Reports have indicated the farm bill could come to the full House floor as soon as June 17, although nothing officially has been filed.

Boehner said despite his reservations about the bill, doing nothing means no changes in farm programs or nutrition spending will come.

"I'm going to vote for the farm bill to make sure the good work of the Agriculture Committee, and whatever the floor might do to improve this bill, gets to conference so we can get the changes people want in our nutrition programs and our farm programs," Boehner told reporters.

The statement is somewhat surprising since Boehner has never voted in favor of a farm bill, a point noted by House Minority Whip Steny Hoyer, (D., Md.) during his own press conference Tuesday.

Nearly 200 organizations sent a letter to each member of the House Tuesday in support of the farm bill and called on House members to work towards a common goal of passing a five-year farm bill. The letter reiterates that the House version saves taxpayers $40 billion, including $6 billion through sequestration. "Without passage of FARRM, no budget savings will be achieved beyond sequestration," the groups write.  

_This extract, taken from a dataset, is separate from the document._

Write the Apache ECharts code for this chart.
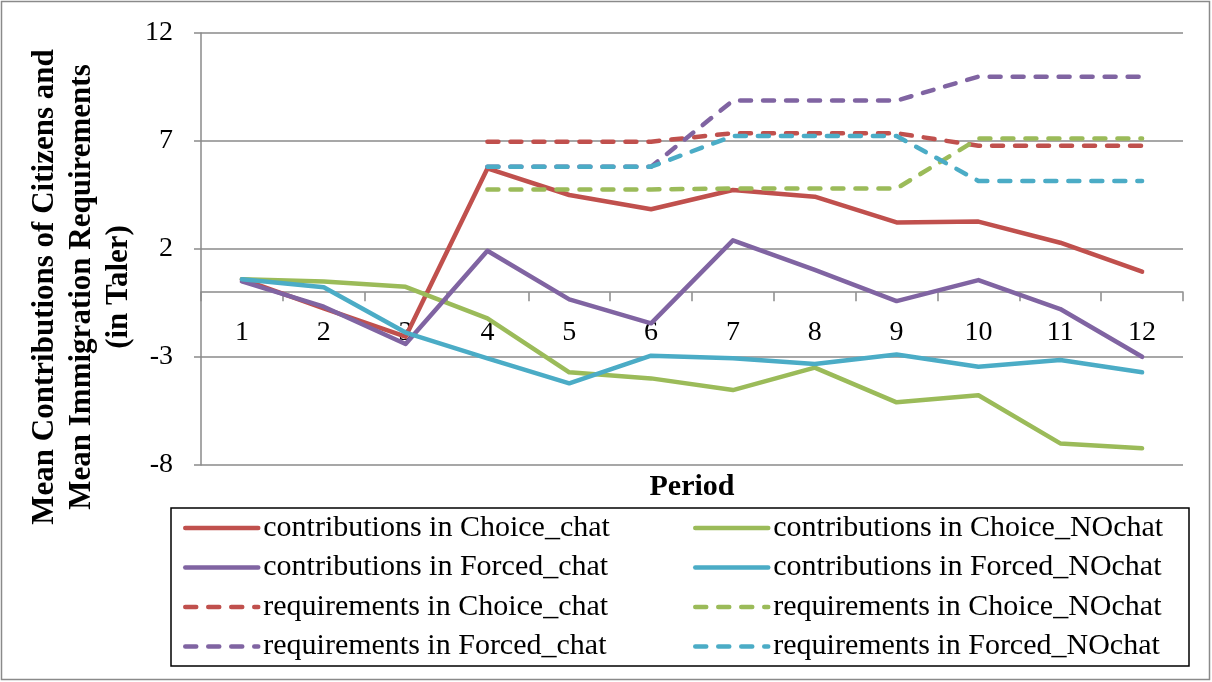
<!DOCTYPE html>
<html>
<head>
<meta charset="utf-8">
<script src="https://cdn.jsdelivr.net/npm/echarts@6/dist/echarts.min.js"></script>
<style>
  html, body { margin: 0; padding: 0; background: #fff; }
  #chart { width: 1212px; height: 682px; }
</style>
</head>
<body>
<div id="chart"></div>
<script>
// Periods of the experiment
const periods = ['1', '2', '3', '4', '5', '6', '7', '8', '9', '10', '11', '12'];

// Mean contributions of citizens per treatment (Taler)
const contribChoiceChat   = [0.60, -0.75, -2.06, 5.73, 4.50, 3.84, 4.73, 4.42, 3.23, 3.27, 2.29, 0.95];
const contribChoiceNOchat = [0.60, 0.49, 0.25, -1.21, -3.71, -3.99, -4.53, -3.49, -5.10, -4.77, -7.00, -7.23];
const contribForcedChat   = [0.50, -0.67, -2.40, 1.92, -0.33, -1.44, 2.40, 1.03, -0.41, 0.56, -0.78, -2.99];
const contribForcedNOchat = [0.60, 0.23, -1.87, -3.06, -4.22, -2.94, -3.06, -3.32, -2.88, -3.45, -3.14, -3.71];

// Mean immigration requirements per treatment (set from period 4 on)
const reqChoiceChat   = [null, null, null, 6.97, 6.97, 6.97, 7.36, 7.36, 7.36, 6.78, 6.78, 6.78];
const reqChoiceNOchat = [null, null, null, 4.76, 4.76, 4.76, 4.80, 4.80, 4.80, 7.11, 7.11, 7.11];
const reqForcedChat   = [null, null, null, 5.81, 5.81, 5.81, 8.87, 8.87, 8.87, 9.98, 9.98, 9.98];
const reqForcedNOchat = [null, null, null, 5.81, 5.81, 5.81, 7.23, 7.23, 7.23, 5.15, 5.15, 5.15];

// Value axis ticks
const yMin = -8, yMax = 12, yStep = 5;

const FONT = "'Liberation Serif', 'Times New Roman', serif";
const GRID_GRAY = '#8a8a8a';
const RED = '#C0504D', GREEN = '#9BBB59', PURPLE = '#8064A2', CYAN = '#4BACC6';

const dash = [11, 12];

function lineSeries(name, data, color, dashed) {
  return {
    name: name,
    type: 'line',
    data: data,
    symbol: 'none',
    connectNulls: false,
    itemStyle: { color: color },
    lineStyle: {
      color: color,
      width: 4.5,
      type: dashed ? dash : 'solid',
      cap: 'round',
      join: 'round'
    },
    emphasis: { disabled: true }
  };
}

const series = [
  lineSeries('contributions in Choice_chat', contribChoiceChat, RED, false),
  lineSeries('contributions in Choice_NOchat', contribChoiceNOchat, GREEN, false),
  lineSeries('contributions in Forced_chat', contribForcedChat, PURPLE, false),
  lineSeries('contributions in Forced_NOchat', contribForcedNOchat, CYAN, false),
  lineSeries('requirements in Choice_chat', reqChoiceChat, RED, true),
  lineSeries('requirements in Choice_NOchat', reqChoiceNOchat, GREEN, true),
  lineSeries('requirements in Forced_chat', reqForcedChat, PURPLE, true),
  lineSeries('requirements in Forced_NOchat', reqForcedNOchat, CYAN, true)
];

function legendColumn(names, left) {
  return {
    data: names,
    orient: 'vertical',
    left: left,
    top: 513,
    padding: 0,
    itemWidth: 73,
    itemHeight: 14,
    itemGap: 9.5,
    selectedMode: false,
    itemStyle: { opacity: 0 },
    lineStyle: { width: 4.5, cap: 'round' },
    textStyle: { fontFamily: FONT, fontSize: 30, lineHeight: 30, color: '#000' }
  };
}

const chart = echarts.init(document.getElementById('chart'), null, { renderer: 'canvas' });

chart.setOption({
  animation: false,
  backgroundColor: '#fff',
  grid: { left: 201, top: 33, width: 982, height: 432, containLabel: false },
  xAxis: {
    type: 'category',
    data: periods,
    boundaryGap: true,
    axisLine: { onZero: true, lineStyle: { color: GRID_GRAY, width: 1.5 } },
    axisTick: { show: true, length: 9, lineStyle: { color: GRID_GRAY, width: 1.5 } },
    // period labels sit just under the zero line
    axisLabel: { fontFamily: FONT, fontSize: 28, color: '#000', margin: -146 },
    splitLine: { show: false }
  },
  yAxis: {
    type: 'value',
    min: yMin,
    max: yMax,
    interval: yStep,
    axisLine: { show: true, onZero: false, lineStyle: { color: GRID_GRAY, width: 1.5 } },
    axisTick: { show: true, length: 7, lineStyle: { color: GRID_GRAY, width: 1.5 } },
    axisLabel: { fontFamily: FONT, fontSize: 28, color: '#000', margin: 28 },
    splitLine: { show: true, lineStyle: { color: GRID_GRAY, width: 1.5 } }
  },
  legend: [
    legendColumn(['contributions in Choice_chat', 'contributions in Forced_chat',
                  'requirements in Choice_chat', 'requirements in Forced_chat'], 183),
    legendColumn(['contributions in Choice_NOchat', 'contributions in Forced_NOchat',
                  'requirements in Choice_NOchat', 'requirements in Forced_NOchat'], 693)
  ],
  graphic: [
    {
      type: 'rect',
      silent: true,
      shape: { x: 1.5, y: 1.5, width: 1208, height: 678 },
      style: { fill: 'none', stroke: GRID_GRAY, lineWidth: 1.5 }
    },
    {
      type: 'rect',
      silent: true,
      shape: { x: 171, y: 508, width: 1018, height: 158 },
      style: { fill: 'none', stroke: '#000', lineWidth: 1.5 }
    },
    {
      type: 'text',
      silent: true,
      x: 692, y: 487,
      style: {
        text: 'Period',
        x: 0, y: 0,
        align: 'center', verticalAlign: 'middle',
        font: 'bold 30px ' + FONT,
        fill: '#000'
      }
    },
    {
      type: 'text',
      silent: true,
      x: 82, y: 287,
      rotation: Math.PI / 2,
      style: {
        text: 'Mean Contributions of Citizens and\nMean Immigration Requirements\n(in Taler)',
        x: 0, y: 0,
        align: 'center', verticalAlign: 'middle',
        font: 'bold 31px ' + FONT,
        lineHeight: 37,
        fill: '#000'
      }
    }
  ],
  series: series
});
</script>
</body>
</html>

Whips counts expected later Wednesday and Thursday could shed light on how delicate the balance of votes is to cross the 218 threshold. Some see only 30 Democrats could vote for the bill, which puts passage on rough terrain with many Republicans targeted by conservative groups or concerned themselves over the spending levels.

Rep. Paul Broun, M.D. (R., Ga.) sent a letter June 11 to Boehner and House Majority Leader Eric Cantor urging them to take steps to remove the Supplemental Nutrition Assistance Program (SNAP) and other nutrition programs from the upcoming Federal Agriculture Reform and Risk Management (FARRM) Act.

The letter, signed by 25 Republican members of Congress and supported by Heritage Action and Americans for Prosperity, focused on the fact that over 80% of legislation is devoted to SNAP, pushing the total cost of the bill close to $1 trillion.